A: No. Any student who lives within the area that the charter school serves can apply. However, both supporters and critics of charters acknowledge that, in most cases, there is a higher level of parental involvement at charters, which has a positive influence on student achievement.
Popular charter schools in Rhode Island admit students through a public lottery system, held in the spring. The state Department of Education advises charter schools that their student composition should reflect the demographics of the district where the charter school is located. State education officials say that recommendation will be relaxed next year because of a recent U.S. Supreme Court decision, and schools will move to an open lottery system that does not take race and ethnicity into account.
Q: Do charters charge tuition?
A: No. Charter schools, like other public schools, do not charge tuition, and charters that require uniforms pay for them out of their school budget.
Q: Are charter school teachers union or nonunion?
A: Three of the state’s charter schools are unionized with the Rhode Island Federation of Teachers: Textron, Times ² Academy and New England Laborers/Cranston Construction Careers Academy. The rest are nonunion, although independent (also called nonaffiliated) charter school teachers receive many of the same benefits and the same pay as unionized teachers in the district.
Independent charter school directors have greater control over class assignments and hiring and firing of teachers than do principals working in regular public schools.

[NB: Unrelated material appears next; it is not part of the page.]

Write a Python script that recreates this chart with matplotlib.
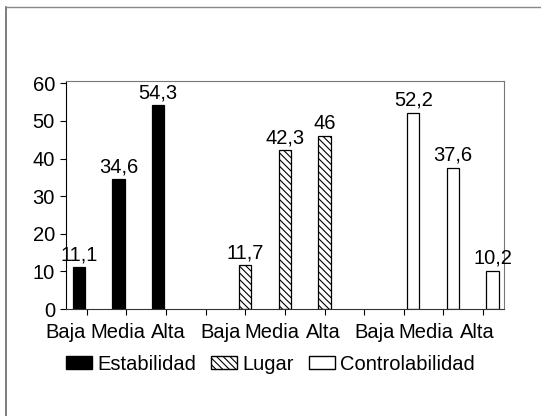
import numpy as np
import matplotlib
matplotlib.use("Agg")
import matplotlib.pyplot as plt
from matplotlib.patches import Patch
from matplotlib.lines import Line2D

plt.rcParams['font.family'] = ['Liberation Sans', 'DejaVu Sans']
plt.rcParams['hatch.linewidth'] = 0.8

niveles = ["Baja", "Media", "Alta"]
series = ["Estabilidad", "Lugar", "Controlabilidad"]
estabilidad = [11.1, 34.6, 54.3]
lugar = [11.7, 42.3, 46]
controlabilidad = [52.2, 37.6, 10.2]

valores = [estabilidad, lugar, controlabilidad]
colores = ["black", "white", "white"]
tramas = [None, "\\\\\\\\\\", None]
grupo_inicio = [0, 4, 8]
desplaz = [-0.2, 0.0, 0.24]
ancho = 0.31
fs = 14.5

fig = plt.figure(figsize=(5.41, 4.16), dpi=100)
ax = fig.add_axes([0.122, 0.257, 0.8096, 0.549])

for i, vals in enumerate(valores):
    x = np.arange(len(vals)) + grupo_inicio[i] + desplaz[i]
    bars = ax.bar(x, vals, width=ancho, color=colores[i], edgecolor="black",
                  hatch=tramas[i], linewidth=0.9)
    for b, v in zip(bars, vals):
        txt = f"{v:g}".replace(".", ",")
        ax.annotate(txt, (b.get_x() + b.get_width() / 2, v), xytext=(0, 2),
                    textcoords="offset points", ha="center", va="bottom",
                    fontsize=fs)

ax.set_xlim(-0.43, 10.53)
ax.set_ylim(0, 60.7)
ax.set_yticks(range(0, 61, 10))
ax.tick_params(axis="y", labelsize=fs, length=4, pad=4)

ax.set_xticks(range(11))
ax.set_xticklabels([])
ax.tick_params(axis="x", which="major", length=4)
pos_etiq = np.linspace(-0.525, 9.85, 9)
ax.set_xticks(pos_etiq, minor=True)
ax.set_xticklabels(niveles * 3, minor=True, fontsize=fs)
ax.tick_params(axis="x", which="minor", length=0, pad=10)

for s in ["top", "right"]:
    ax.spines[s].set_color("#777777")
ax.spines["left"].set_color("black")
ax.spines["bottom"].set_color("#333333")

handles = [Patch(facecolor="black", edgecolor="black"),
           Patch(facecolor="white", edgecolor="black", hatch="\\\\\\\\\\"),
           Patch(facecolor="white", edgecolor="black")]
fig.legend(handles, series, loc="center", bbox_to_anchor=(0.5, 0.125), ncol=3,
           frameon=False, fontsize=fs, handlelength=1.3, handleheight=0.6,
           handletextpad=0.25, columnspacing=0.75)

# marco exterior del escaneo
fig.add_artist(Line2D([6 / 541, 6 / 541], [0, 1 - 7 / 416], color="#666666", lw=1.2))
fig.add_artist(Line2D([6 / 541, 1], [1 - 7 / 416, 1 - 7 / 416], color="#888888", lw=1.0))

fig.savefig("out.png", dpi=100)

Q: Critics of charter schools say they take money way from regular public schools. Is this true?
A: It depends on whom you ask.
Charter supporters say no and point out that the approximately $31 million that charter schools receive from the state is completely separate from the state aid to local school districts.

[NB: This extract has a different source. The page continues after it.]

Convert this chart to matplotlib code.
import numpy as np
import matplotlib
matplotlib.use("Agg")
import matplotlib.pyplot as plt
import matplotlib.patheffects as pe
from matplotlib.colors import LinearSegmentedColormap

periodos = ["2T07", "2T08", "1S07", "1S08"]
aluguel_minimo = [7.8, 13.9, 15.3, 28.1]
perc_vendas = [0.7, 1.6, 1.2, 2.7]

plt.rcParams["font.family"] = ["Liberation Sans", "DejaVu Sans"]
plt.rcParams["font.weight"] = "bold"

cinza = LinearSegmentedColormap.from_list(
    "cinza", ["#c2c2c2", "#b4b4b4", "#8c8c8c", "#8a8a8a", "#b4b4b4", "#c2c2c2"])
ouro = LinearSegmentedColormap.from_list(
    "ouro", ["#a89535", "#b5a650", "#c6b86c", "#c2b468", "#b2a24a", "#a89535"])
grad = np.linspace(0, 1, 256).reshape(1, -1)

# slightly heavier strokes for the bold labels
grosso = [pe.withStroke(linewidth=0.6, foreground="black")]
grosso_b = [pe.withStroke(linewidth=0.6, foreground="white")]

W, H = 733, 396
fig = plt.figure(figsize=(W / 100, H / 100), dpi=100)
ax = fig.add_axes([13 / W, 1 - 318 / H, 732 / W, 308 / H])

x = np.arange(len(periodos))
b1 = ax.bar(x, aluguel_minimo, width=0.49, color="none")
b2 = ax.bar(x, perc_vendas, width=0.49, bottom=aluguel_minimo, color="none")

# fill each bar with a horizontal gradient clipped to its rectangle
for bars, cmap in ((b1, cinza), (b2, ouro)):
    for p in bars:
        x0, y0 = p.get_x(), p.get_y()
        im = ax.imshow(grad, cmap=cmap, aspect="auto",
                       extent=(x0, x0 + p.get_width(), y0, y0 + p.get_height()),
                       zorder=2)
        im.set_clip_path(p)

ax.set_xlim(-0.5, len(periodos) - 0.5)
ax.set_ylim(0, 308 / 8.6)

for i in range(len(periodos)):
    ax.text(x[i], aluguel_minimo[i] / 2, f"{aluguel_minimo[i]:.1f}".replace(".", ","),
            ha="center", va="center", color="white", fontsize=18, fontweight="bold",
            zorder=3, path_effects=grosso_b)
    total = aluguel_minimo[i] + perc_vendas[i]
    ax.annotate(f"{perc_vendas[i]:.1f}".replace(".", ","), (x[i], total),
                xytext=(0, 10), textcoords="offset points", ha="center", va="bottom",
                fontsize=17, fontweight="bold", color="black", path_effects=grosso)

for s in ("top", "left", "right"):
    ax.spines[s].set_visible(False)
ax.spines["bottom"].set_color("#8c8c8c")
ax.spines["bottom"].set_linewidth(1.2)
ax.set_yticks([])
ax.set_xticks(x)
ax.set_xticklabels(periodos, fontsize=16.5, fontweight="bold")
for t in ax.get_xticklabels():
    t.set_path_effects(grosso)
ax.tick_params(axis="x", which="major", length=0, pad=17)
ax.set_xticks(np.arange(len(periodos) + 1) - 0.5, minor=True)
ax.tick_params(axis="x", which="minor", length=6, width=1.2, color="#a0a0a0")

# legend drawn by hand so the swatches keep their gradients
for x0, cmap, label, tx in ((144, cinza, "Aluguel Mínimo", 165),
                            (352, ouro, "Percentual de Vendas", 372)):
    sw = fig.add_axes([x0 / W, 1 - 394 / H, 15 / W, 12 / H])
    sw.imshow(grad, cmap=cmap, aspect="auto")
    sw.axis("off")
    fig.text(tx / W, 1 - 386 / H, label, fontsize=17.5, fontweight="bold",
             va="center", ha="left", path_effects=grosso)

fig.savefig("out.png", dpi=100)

However, critics counter that local school districts are forced to pay a portion of the per-pupil cost of students they lose to charter schools — a cost that hits suburban districts harder than urban ones. Because local property tax revenue covers the bulk of suburban district budgets, they must pay a larger portion of the per-pupil charter school cost. In urban districts where the state covers most education costs, fewer local dollars follow charter school students.
For example, in Providence, where the estimated per-student cost is about $13,000, the city pays about $2,000 and the state $11,000 for students going to charter schools. In South Kingstown, which spends about $14,000 per pupil, the town pays $10,000 per student while the state pays $4,000 to the charters. The situation in South Kingstown, one of the few suburban communities with charters, was one of the reasons lawmakers put in place the moratorium on new charters, saying the issues needed further study.
Critics say that when a school district loses students to a charter, not all the costs associated with the students go away. If a district loses 5, 10, even 100 students to a local charter, district schools can’t always “save” money by reducing staff, closing a program or eliminating a bus route.
Because of this, local districts are allowed to keep 5 percent of per-pupil cost of each student they lose to a charter school. So, in effect, charter schools educate students for less than the per-pupil cost of the districts from which the students come.